6. In Public Service Commission v. Jyadev (1977 KLT 85) a Division Bench of this Court was called upon to answer precisely the identical question and then this court held pointed out calamitous results following from R.3(c) as under: "We no doubt see that in given circumstances considerable hardship can be caused to persons by the exercise of this rather wide power conferred on the Public Service Commission to change an advice which they had formally and we except, after due care and attention deemed fit to convey to the authority who had to make the appointment. This is particularly so when we find that this power can be exercised within a long period of two years which is the period of probation for fresh appointment by direct recruitment and which period is allowed by the proviso to sub-r.(c) of R.3. If there has been a challenge of this rule before us, we would have had to consider whether the rule could be allowed to stand when it would in normal circumstances have caused or at least given rise to a plausible argument of equitable estoppel; for the power could be exercised long after it had become difficult for the advise either to sit for a further test to the conducted by the Public Service Commission or after he had become over-aged. That this is possible has been brought out significantly from the facts of the cases before us for in one of the cases the candidate advised had on the strength of the advice resigned from the post he was holding in order to take up the new appointment and the new appointment in case the advice for the new appointment is cancelled will cease to exist leaving the candidate without having either the earlier job or the new one. It is most essential that such calamitous results should not follow by the exercise of power and it goes without saying that the period during which the power can be exercised must be limited to afar shorter duration from the fairly long period of two years. This we conceive is essential for the equality of opportunity in the matter of employment as far-as the service under the State service is concerned, guaranteed by Art.16 of the Constitution.

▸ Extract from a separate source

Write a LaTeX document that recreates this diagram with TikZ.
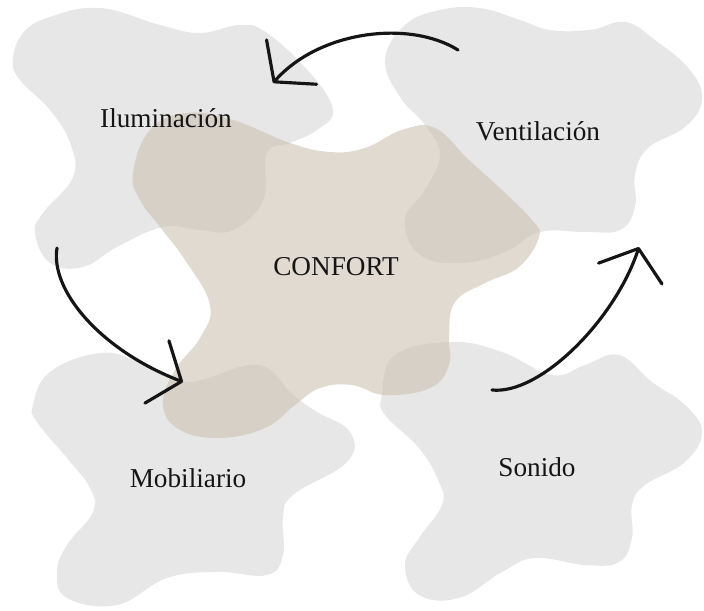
\documentclass[tikz,border=0pt]{standalone}
\usepackage{fontspec}
\setmainfont{Liberation Serif}
\usetikzlibrary{arrows.meta}
\definecolor[named]{BlobGrey}{HTML}{E7E7E7}
\definecolor[named]{BlobSand}{HTML}{CBC1B2}
\definecolor[named]{InkBlack}{HTML}{151515}
\tikzset{
  blob/.style={fill=BlobGrey, draw=none},
  core/.style={fill=BlobSand, fill opacity=0.6, draw=none},
  blobtext/.style={anchor=base, text=InkBlack, font=\fontsize{15.5}{18}\selectfont},
  sweep/.style={InkBlack, line width=1.8pt, line cap=round,
    -{Straight Barb[length=15pt,width=38pt,round]}},
}

\begin{document}
\begin{tikzpicture}[x=0.02cm,y=-0.02cm]
      \useasboundingbox (0,0) rectangle (704,611);
      % grey blobs
      \draw[blob] plot[smooth cycle, tension=0.7] coordinates {
        (13,60) (23,33) (50,17) (100,8) (160,25) (200,33) (240,25) (267,33)
        (310,73) (333,110) (317,130) (290,143) (267,153) (263,200) (233,230)
        (200,230) (163,227) (117,247) (83,267) (50,263) (35,233) (43,213)
        (73,177) (70,143) (50,110) (20,80)};
      \draw[blob] plot[smooth cycle, tension=0.7] coordinates {
        (385,60) (405,25) (440,10) (480,8) (520,20) (550,30) (590,30) (625,22)
        (655,40) (690,70) (702,100) (685,127) (648,148) (635,175) (635,207)
        (620,230) (585,232) (540,232) (505,252) (462,263) (420,255) (405,220)
        (425,190) (440,155) (425,125) (400,97)};
      \draw[blob] plot[smooth cycle, tension=0.7] coordinates {
        (33,405) (50,372) (100,353) (140,362) (187,382) (257,365) (293,395)
        (317,412) (350,432) (347,462) (293,495) (283,518) (283,555) (267,575)
        (217,572) (167,578) (117,605) (67,598) (57,572) (67,545) (93,512)
        (90,488) (67,458) (37,422)};
      \draw[blob] plot[smooth cycle, tension=0.7] coordinates {
        (382,395) (395,355) (452,342) (502,352) (552,375) (585,365) (619,355)
        (652,382) (685,405) (702,432) (685,462) (645,485) (632,505) (632,538)
        (619,562) (585,565) (535,558) (502,572) (459,598) (419,595) (405,565)
        (419,538) (442,505) (439,482) (419,448) (385,415)};
      % centre blob
      \draw[core] plot[smooth cycle, tension=0.7] coordinates {
        (133,173) (150,130) (187,113) (233,120) (290,143) (330,152) (365,148)
        (402,130) (435,128) (469,160) (502,190) (532,220) (539,237) (519,267)
        (485,283) (455,302) (449,335) (449,365) (430,388) (385,395) (352,385)
        (320,388) (295,405) (265,428) (220,438) (180,430) (163,405) (175,370)
        (200,338) (210,305) (185,260) (160,227) (140,200)};

      \node[blobtext] (ilum) at (166,128) {Iluminación};
      \node[blobtext] (vent) at (538,141) {Ventilación};
      \node[blobtext] (conf) at (336,276) {CONFORT};
      \node[blobtext] (mobi) at (188,488) {Mobiliario};
      \node[blobtext] (soni) at (537,477) {Sonido};

      \coordinate (topfrom) at (458,50);
      \coordinate (topto) at (273,83);
      \coordinate (leftfrom) at (57,248);
      \coordinate (leftto) at (183,382);
      \coordinate (rightfrom) at (492,390);
      \coordinate (rightto) at (639,247);
      \draw[sweep] (topfrom) .. controls (410,20) and (320,30) .. (topto);
      \draw[sweep] (leftfrom) .. controls (50,290) and (100,350) .. (leftto);
      \draw[sweep] (rightfrom) .. controls (540,395) and (615,320) .. (rightto);
    \end{tikzpicture}
\end{document}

This we conceive is essential for the equality of opportunity in the matter of employment as far-as the service under the State service is concerned, guaranteed by Art.16 of the Constitution. We expect that this aspect will engage the attention of Government and appropriate amendment will be made to sub-r. (c) of R.3 read with the proviso thereto i n order to meet the ends of justice and to ensure that unnecessary and avoidable hardships which may result from the exercise of power in regard to a mistake committed by the Public Service Commission, long after such mistake had been committed is not cured. It is easy to conceive that within two years many persons can get past the age him it within which an advice should be made by the Public Service Commission and the advice itself might have given rise to a sense of false security preventing those advised from sitting for tests in which they could have participated. It is necessary that the Public Service Commission must scrutinise the advice list soon after it is made in all detail to discover the mistake if any committed by the Public Service Commission. This is a debt that they owe to the candidates, and to the general public, and no rule should strike a discordant note in regard to those obligations and duties". 7. In the case of Jyadev (supra), the Division Bench of this Court was of the view that the period of two years' probation within which the Commission was entitled to correct its mistake by cancelling its advice for the appointment was unduly a long period, because during that period several appointees might miss their future prospects of employment. When two years' period could be held unduly long period, surely it must be held that giving effect to the advice of the Commission after about a period of 7 years in the case of the appellants would be arbitrary and a travesty of justice. Moreover, there is no finding in the case at hand by the learned single judge that the appellants fradulently procured the certificates from the Chavara Block Khadi Producers' Industries Co-operative Society to mislead the Commission that they had fulfilled the training qualification as well.
Moreover, there is no finding in the case at hand by the learned single judge that the appellants fradulently procured the certificates from the Chavara Block Khadi Producers' Industries Co-operative Society to mislead the Commission that they had fulfilled the training qualification as well. The Chavara Block Khadi Producers' Industries Cooperative Society might have given the certificates to the appellants under a misbelief or a confusion for which the appellants cannot be held responsible and they could not be made to suffer for no fault of them. If there were any finding that the appellants fradulently obtained the certificates from the said Society, then though not argued, it could be argued that the discretionary jurisdiction under Art.226 of the Constitution should not be exercised in favour of the appellants, but in the situation, as developed after the appeal having been filed, it would be a gross injustice to the appellants if they appointment is cancelled after 7 years of their service. 8. Looking to the arrears and considering the fact that the courts are overburdened with the work, these instances may multiply. To obviate recurrence of such instances when the delay is likely to give rise to calamitous results, as they arise in this case, counsel for appellants should be made responsible to draw the attention of the court without fail that if the appeal is not decided early, then the appellants would miss future prospects of employment. If they fail in doing so, then the courts should not deter in giving effect to the legal provisions in letter and spirit. In the result, the appeal succeeds and is allowed. The impugned judgment dated 25.3.1993 is set aside.